TASK BRIEF ->
Print the listing in its entirety and exactly, leaving out images.

MATERIAL PROVIDED ->
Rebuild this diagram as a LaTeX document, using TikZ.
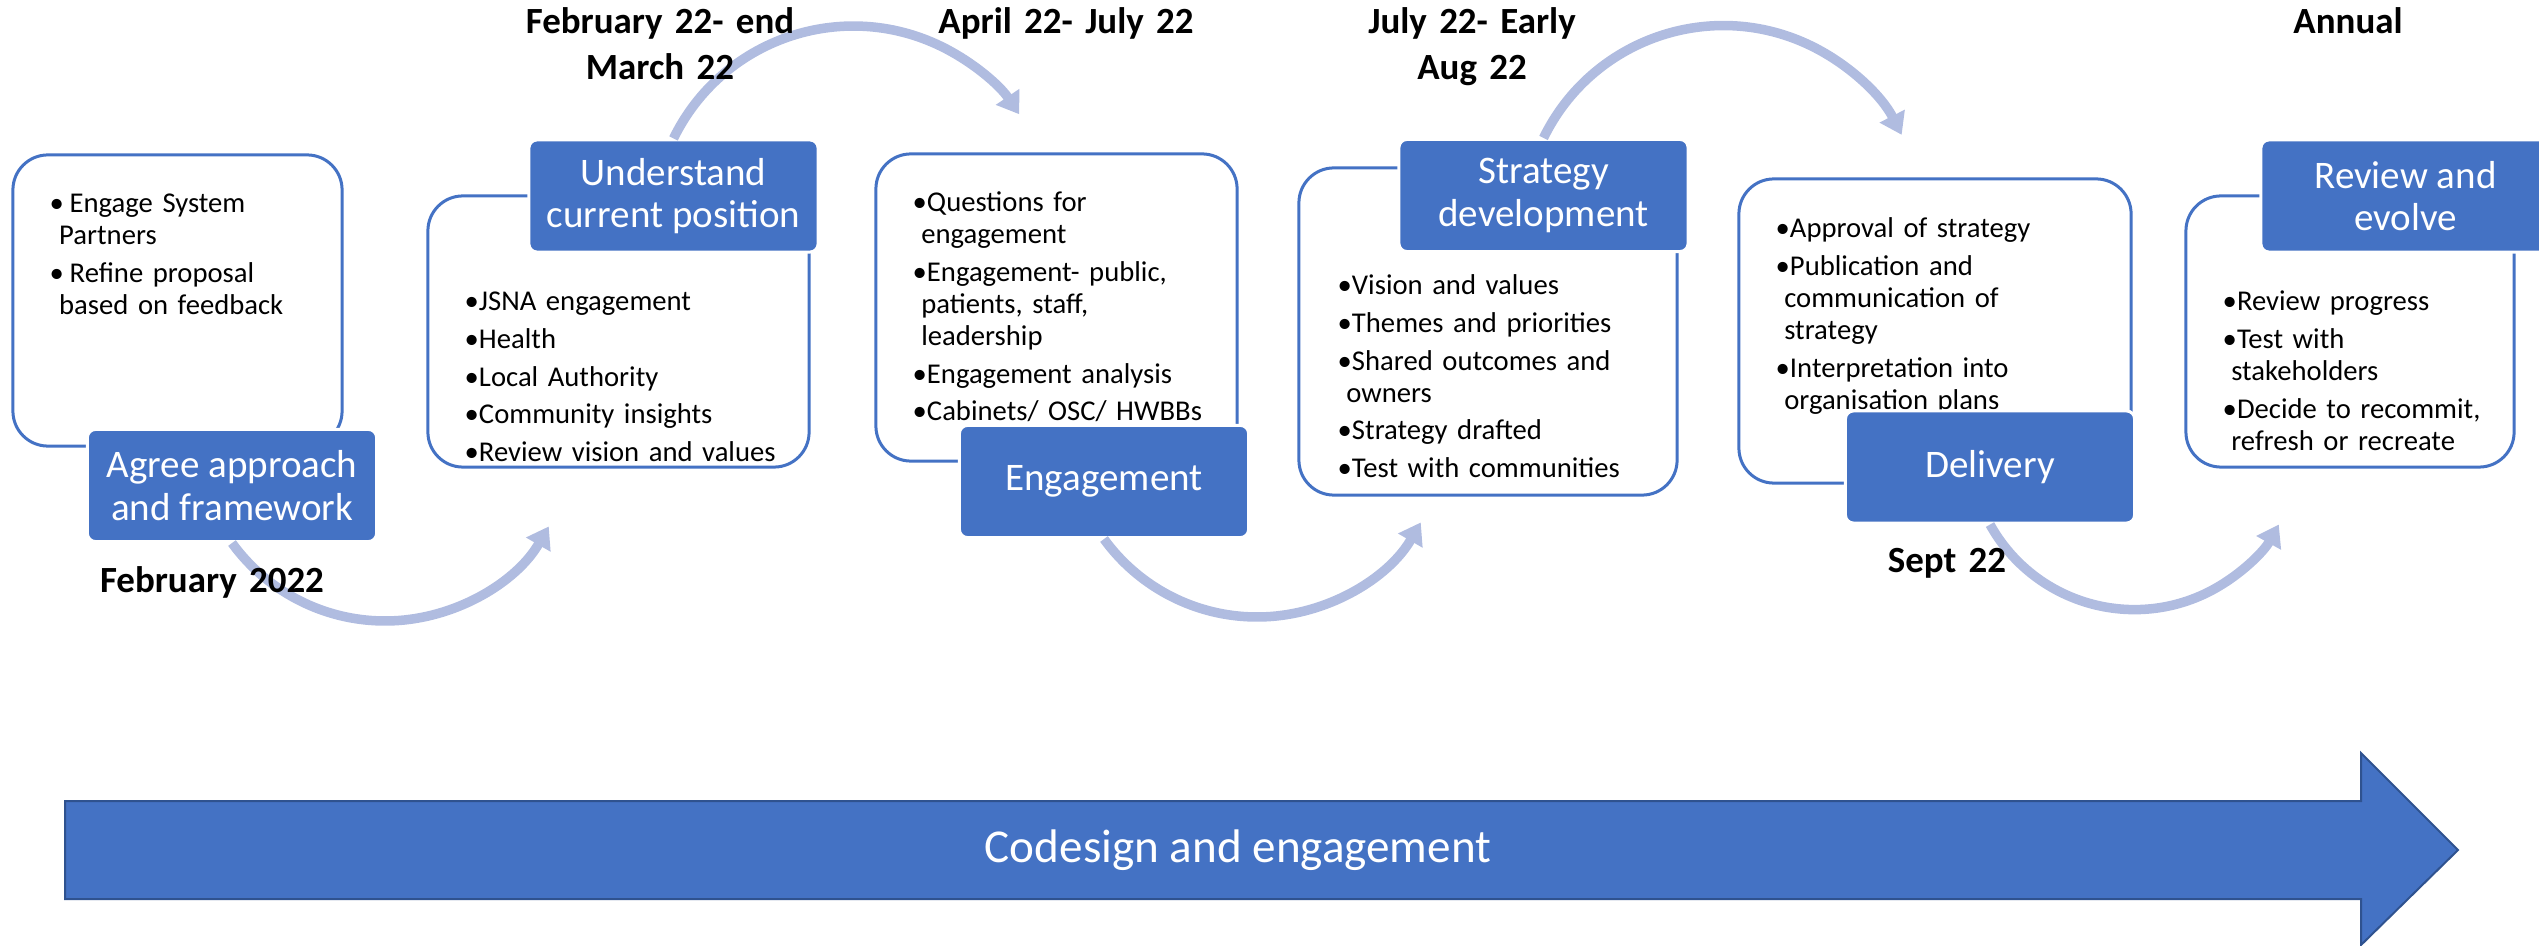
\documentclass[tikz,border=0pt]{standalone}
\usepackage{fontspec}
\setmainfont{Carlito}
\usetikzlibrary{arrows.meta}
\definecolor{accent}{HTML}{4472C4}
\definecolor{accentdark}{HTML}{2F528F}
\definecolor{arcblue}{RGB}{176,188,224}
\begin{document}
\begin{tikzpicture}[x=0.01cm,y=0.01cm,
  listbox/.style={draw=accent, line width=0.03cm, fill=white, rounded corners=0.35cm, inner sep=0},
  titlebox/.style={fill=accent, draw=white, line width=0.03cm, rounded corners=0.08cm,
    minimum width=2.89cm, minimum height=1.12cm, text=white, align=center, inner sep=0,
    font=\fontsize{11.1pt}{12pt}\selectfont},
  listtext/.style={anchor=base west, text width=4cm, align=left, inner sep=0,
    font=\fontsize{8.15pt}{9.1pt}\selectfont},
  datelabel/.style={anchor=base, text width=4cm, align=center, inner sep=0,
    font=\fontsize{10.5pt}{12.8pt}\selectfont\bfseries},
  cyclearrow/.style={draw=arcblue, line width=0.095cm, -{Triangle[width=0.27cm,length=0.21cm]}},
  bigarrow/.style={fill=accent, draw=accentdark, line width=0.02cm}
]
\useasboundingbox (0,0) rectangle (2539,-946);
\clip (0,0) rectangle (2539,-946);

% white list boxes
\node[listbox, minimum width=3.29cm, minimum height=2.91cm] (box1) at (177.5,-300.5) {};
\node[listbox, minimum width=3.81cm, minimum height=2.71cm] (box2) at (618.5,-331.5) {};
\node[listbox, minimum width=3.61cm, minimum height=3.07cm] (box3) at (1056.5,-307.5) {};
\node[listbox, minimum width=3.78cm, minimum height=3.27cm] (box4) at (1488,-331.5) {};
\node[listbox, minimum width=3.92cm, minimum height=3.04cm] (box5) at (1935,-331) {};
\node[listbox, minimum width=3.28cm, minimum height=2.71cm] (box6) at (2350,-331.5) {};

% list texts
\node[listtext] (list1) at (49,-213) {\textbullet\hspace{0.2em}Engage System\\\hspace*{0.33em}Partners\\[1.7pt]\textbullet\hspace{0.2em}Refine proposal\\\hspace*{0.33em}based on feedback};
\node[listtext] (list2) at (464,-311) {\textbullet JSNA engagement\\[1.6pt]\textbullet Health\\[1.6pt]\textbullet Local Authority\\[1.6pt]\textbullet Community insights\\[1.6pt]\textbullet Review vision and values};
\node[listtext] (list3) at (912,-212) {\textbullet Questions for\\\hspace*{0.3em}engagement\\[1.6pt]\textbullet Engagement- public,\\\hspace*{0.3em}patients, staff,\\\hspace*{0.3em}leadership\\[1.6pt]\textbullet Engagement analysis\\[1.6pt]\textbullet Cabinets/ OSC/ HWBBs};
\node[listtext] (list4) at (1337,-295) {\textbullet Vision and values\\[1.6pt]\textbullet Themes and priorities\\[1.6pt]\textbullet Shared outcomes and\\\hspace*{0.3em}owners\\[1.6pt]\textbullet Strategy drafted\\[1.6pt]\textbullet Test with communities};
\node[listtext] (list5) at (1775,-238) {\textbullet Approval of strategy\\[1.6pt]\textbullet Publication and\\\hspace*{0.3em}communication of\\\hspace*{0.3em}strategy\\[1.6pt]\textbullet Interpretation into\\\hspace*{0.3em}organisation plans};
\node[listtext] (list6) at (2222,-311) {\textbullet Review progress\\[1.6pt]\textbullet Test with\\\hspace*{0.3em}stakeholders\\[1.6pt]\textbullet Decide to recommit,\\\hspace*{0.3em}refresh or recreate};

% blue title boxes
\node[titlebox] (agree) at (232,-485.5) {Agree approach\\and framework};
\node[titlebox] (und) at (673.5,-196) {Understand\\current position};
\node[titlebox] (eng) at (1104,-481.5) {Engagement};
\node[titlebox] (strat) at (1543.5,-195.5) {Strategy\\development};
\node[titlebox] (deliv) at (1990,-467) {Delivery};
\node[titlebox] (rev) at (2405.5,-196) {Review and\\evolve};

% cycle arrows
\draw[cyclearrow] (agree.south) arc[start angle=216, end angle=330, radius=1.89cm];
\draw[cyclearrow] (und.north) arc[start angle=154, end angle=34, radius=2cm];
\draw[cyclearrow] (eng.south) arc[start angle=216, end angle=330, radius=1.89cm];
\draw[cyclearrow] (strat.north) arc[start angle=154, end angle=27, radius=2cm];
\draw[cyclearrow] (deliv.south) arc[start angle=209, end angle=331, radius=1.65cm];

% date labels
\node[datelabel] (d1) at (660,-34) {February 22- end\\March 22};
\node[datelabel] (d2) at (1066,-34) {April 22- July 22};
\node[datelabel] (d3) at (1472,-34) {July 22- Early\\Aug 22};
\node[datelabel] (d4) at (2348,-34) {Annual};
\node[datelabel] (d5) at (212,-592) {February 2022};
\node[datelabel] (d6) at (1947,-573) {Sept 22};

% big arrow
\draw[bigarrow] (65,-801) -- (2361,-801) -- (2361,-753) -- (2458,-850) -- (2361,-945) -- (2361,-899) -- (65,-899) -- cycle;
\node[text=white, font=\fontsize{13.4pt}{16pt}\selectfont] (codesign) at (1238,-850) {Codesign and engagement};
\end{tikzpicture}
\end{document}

FINISHED TASK ->
Rebuild this diagram as a LaTeX document, using TikZ.
\documentclass[tikz,border=0pt]{standalone}
\usepackage{fontspec}
\setmainfont{Carlito}
\usetikzlibrary{arrows.meta}
\definecolor{accent}{HTML}{4472C4}
\definecolor{accentdark}{HTML}{2F528F}
\definecolor{arcblue}{RGB}{176,188,224}
\begin{document}
\begin{tikzpicture}[x=0.01cm,y=0.01cm,
  listbox/.style={draw=accent, line width=0.03cm, fill=white, rounded corners=0.35cm, inner sep=0},
  titlebox/.style={fill=accent, draw=white, line width=0.03cm, rounded corners=0.08cm,
    minimum width=2.89cm, minimum height=1.12cm, text=white, align=center, inner sep=0,
    font=\fontsize{11.1pt}{12pt}\selectfont},
  listtext/.style={anchor=base west, text width=4cm, align=left, inner sep=0,
    font=\fontsize{8.15pt}{9.1pt}\selectfont},
  datelabel/.style={anchor=base, text width=4cm, align=center, inner sep=0,
    font=\fontsize{10.5pt}{12.8pt}\selectfont\bfseries},
  cyclearrow/.style={draw=arcblue, line width=0.095cm, -{Triangle[width=0.27cm,length=0.21cm]}},
  bigarrow/.style={fill=accent, draw=accentdark, line width=0.02cm}
]
\useasboundingbox (0,0) rectangle (2539,-946);
\clip (0,0) rectangle (2539,-946);

% white list boxes
\node[listbox, minimum width=3.29cm, minimum height=2.91cm] (box1) at (177.5,-300.5) {};
\node[listbox, minimum width=3.81cm, minimum height=2.71cm] (box2) at (618.5,-331.5) {};
\node[listbox, minimum width=3.61cm, minimum height=3.07cm] (box3) at (1056.5,-307.5) {};
\node[listbox, minimum width=3.78cm, minimum height=3.27cm] (box4) at (1488,-331.5) {};
\node[listbox, minimum width=3.92cm, minimum height=3.04cm] (box5) at (1935,-331) {};
\node[listbox, minimum width=3.28cm, minimum height=2.71cm] (box6) at (2350,-331.5) {};

% list texts
\node[listtext] (list1) at (49,-213) {\textbullet\hspace{0.2em}Engage System\\\hspace*{0.33em}Partners\\[1.7pt]\textbullet\hspace{0.2em}Refine proposal\\\hspace*{0.33em}based on feedback};
\node[listtext] (list2) at (464,-311) {\textbullet JSNA engagement\\[1.6pt]\textbullet Health\\[1.6pt]\textbullet Local Authority\\[1.6pt]\textbullet Community insights\\[1.6pt]\textbullet Review vision and values};
\node[listtext] (list3) at (912,-212) {\textbullet Questions for\\\hspace*{0.3em}engagement\\[1.6pt]\textbullet Engagement- public,\\\hspace*{0.3em}patients, staff,\\\hspace*{0.3em}leadership\\[1.6pt]\textbullet Engagement analysis\\[1.6pt]\textbullet Cabinets/ OSC/ HWBBs};
\node[listtext] (list4) at (1337,-295) {\textbullet Vision and values\\[1.6pt]\textbullet Themes and priorities\\[1.6pt]\textbullet Shared outcomes and\\\hspace*{0.3em}owners\\[1.6pt]\textbullet Strategy drafted\\[1.6pt]\textbullet Test with communities};
\node[listtext] (list5) at (1775,-238) {\textbullet Approval of strategy\\[1.6pt]\textbullet Publication and\\\hspace*{0.3em}communication of\\\hspace*{0.3em}strategy\\[1.6pt]\textbullet Interpretation into\\\hspace*{0.3em}organisation plans};
\node[listtext] (list6) at (2222,-311) {\textbullet Review progress\\[1.6pt]\textbullet Test with\\\hspace*{0.3em}stakeholders\\[1.6pt]\textbullet Decide to recommit,\\\hspace*{0.3em}refresh or recreate};

% blue title boxes
\node[titlebox] (agree) at (232,-485.5) {Agree approach\\and framework};
\node[titlebox] (und) at (673.5,-196) {Understand\\current position};
\node[titlebox] (eng) at (1104,-481.5) {Engagement};
\node[titlebox] (strat) at (1543.5,-195.5) {Strategy\\development};
\node[titlebox] (deliv) at (1990,-467) {Delivery};
\node[titlebox] (rev) at (2405.5,-196) {Review and\\evolve};

% cycle arrows
\draw[cyclearrow] (agree.south) arc[start angle=216, end angle=330, radius=1.89cm];
\draw[cyclearrow] (und.north) arc[start angle=154, end angle=34, radius=2cm];
\draw[cyclearrow] (eng.south) arc[start angle=216, end angle=330, radius=1.89cm];
\draw[cyclearrow] (strat.north) arc[start angle=154, end angle=27, radius=2cm];
\draw[cyclearrow] (deliv.south) arc[start angle=209, end angle=331, radius=1.65cm];

% date labels
\node[datelabel] (d1) at (660,-34) {February 22- end\\March 22};
\node[datelabel] (d2) at (1066,-34) {April 22- July 22};
\node[datelabel] (d3) at (1472,-34) {July 22- Early\\Aug 22};
\node[datelabel] (d4) at (2348,-34) {Annual};
\node[datelabel] (d5) at (212,-592) {February 2022};
\node[datelabel] (d6) at (1947,-573) {Sept 22};

% big arrow
\draw[bigarrow] (65,-801) -- (2361,-801) -- (2361,-753) -- (2458,-850) -- (2361,-945) -- (2361,-899) -- (65,-899) -- cycle;
\node[text=white, font=\fontsize{13.4pt}{16pt}\selectfont] (codesign) at (1238,-850) {Codesign and engagement};
\end{tikzpicture}
\end{document}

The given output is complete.